►

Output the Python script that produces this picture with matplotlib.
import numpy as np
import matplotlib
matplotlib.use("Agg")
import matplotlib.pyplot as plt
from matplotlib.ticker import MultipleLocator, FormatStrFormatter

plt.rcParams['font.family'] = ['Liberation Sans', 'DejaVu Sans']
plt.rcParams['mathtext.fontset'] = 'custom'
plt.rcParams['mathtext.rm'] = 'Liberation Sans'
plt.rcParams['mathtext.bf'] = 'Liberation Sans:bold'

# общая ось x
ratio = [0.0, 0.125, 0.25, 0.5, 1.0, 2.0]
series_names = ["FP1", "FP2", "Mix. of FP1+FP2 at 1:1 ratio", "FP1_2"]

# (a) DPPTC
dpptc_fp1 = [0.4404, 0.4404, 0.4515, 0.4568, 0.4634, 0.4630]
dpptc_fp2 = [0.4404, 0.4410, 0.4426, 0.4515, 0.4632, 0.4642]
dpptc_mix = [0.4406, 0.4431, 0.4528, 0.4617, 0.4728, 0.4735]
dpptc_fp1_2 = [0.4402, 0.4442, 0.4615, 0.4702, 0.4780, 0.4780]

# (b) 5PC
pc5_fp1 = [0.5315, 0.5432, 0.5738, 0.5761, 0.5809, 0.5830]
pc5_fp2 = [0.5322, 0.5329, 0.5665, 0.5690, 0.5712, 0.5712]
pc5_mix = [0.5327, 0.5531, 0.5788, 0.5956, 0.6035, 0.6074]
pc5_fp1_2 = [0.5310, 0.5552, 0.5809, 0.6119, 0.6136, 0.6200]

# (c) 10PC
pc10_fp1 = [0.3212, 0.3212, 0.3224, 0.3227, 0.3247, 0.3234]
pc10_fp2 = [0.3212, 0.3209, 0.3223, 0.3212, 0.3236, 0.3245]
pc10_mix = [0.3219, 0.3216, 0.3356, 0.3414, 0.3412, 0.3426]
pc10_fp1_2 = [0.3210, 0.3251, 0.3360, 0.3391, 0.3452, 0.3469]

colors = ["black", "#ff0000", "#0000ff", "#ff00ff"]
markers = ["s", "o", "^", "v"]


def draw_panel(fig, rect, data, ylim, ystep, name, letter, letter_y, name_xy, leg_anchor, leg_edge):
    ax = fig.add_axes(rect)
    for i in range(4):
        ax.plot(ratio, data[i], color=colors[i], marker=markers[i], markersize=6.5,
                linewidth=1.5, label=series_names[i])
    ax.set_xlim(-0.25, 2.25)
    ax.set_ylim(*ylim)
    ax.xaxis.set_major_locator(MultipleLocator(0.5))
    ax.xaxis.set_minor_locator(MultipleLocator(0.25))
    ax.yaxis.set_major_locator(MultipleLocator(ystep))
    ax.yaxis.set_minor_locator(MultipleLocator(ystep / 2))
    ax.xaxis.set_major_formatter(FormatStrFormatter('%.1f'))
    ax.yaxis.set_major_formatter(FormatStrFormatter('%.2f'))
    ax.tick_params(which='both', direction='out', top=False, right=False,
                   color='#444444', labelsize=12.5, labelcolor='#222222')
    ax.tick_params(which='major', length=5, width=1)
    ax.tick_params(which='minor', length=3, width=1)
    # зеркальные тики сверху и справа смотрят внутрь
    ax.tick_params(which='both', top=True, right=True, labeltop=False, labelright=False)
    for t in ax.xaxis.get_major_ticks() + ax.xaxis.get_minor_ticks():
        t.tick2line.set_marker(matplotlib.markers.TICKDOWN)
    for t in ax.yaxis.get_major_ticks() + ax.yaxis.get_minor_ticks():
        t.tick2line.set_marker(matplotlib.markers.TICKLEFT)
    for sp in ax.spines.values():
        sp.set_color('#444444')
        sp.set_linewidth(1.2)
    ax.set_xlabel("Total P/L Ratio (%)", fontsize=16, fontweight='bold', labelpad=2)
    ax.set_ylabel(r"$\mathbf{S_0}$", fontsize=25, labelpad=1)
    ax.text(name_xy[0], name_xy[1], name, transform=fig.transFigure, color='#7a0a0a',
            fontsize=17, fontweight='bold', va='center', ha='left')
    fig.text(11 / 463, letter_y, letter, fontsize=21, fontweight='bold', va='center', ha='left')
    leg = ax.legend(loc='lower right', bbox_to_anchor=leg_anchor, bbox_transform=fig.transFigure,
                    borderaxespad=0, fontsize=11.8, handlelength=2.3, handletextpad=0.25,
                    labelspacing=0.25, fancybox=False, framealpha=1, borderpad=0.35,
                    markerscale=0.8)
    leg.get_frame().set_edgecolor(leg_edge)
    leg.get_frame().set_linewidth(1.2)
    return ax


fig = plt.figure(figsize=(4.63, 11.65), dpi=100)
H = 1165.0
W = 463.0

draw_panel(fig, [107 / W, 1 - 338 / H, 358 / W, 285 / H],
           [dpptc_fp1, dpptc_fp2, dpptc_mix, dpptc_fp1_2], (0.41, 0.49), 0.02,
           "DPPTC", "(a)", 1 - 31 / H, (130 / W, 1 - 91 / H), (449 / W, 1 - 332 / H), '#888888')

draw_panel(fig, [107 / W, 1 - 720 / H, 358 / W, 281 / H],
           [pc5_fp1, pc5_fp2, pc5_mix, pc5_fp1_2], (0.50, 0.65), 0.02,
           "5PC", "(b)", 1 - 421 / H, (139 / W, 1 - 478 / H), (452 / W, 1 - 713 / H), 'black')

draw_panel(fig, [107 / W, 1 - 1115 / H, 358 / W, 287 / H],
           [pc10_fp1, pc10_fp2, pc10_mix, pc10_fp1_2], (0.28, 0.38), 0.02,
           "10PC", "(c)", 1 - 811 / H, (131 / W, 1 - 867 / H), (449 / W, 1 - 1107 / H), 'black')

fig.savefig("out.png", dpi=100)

◄

→ WHAT NEEDS TO BE DONE:
Tally the lines of the data that contain the string "matplotlib" and report the total alone.

→ SOLUTION TO THIS PROBLEM:
7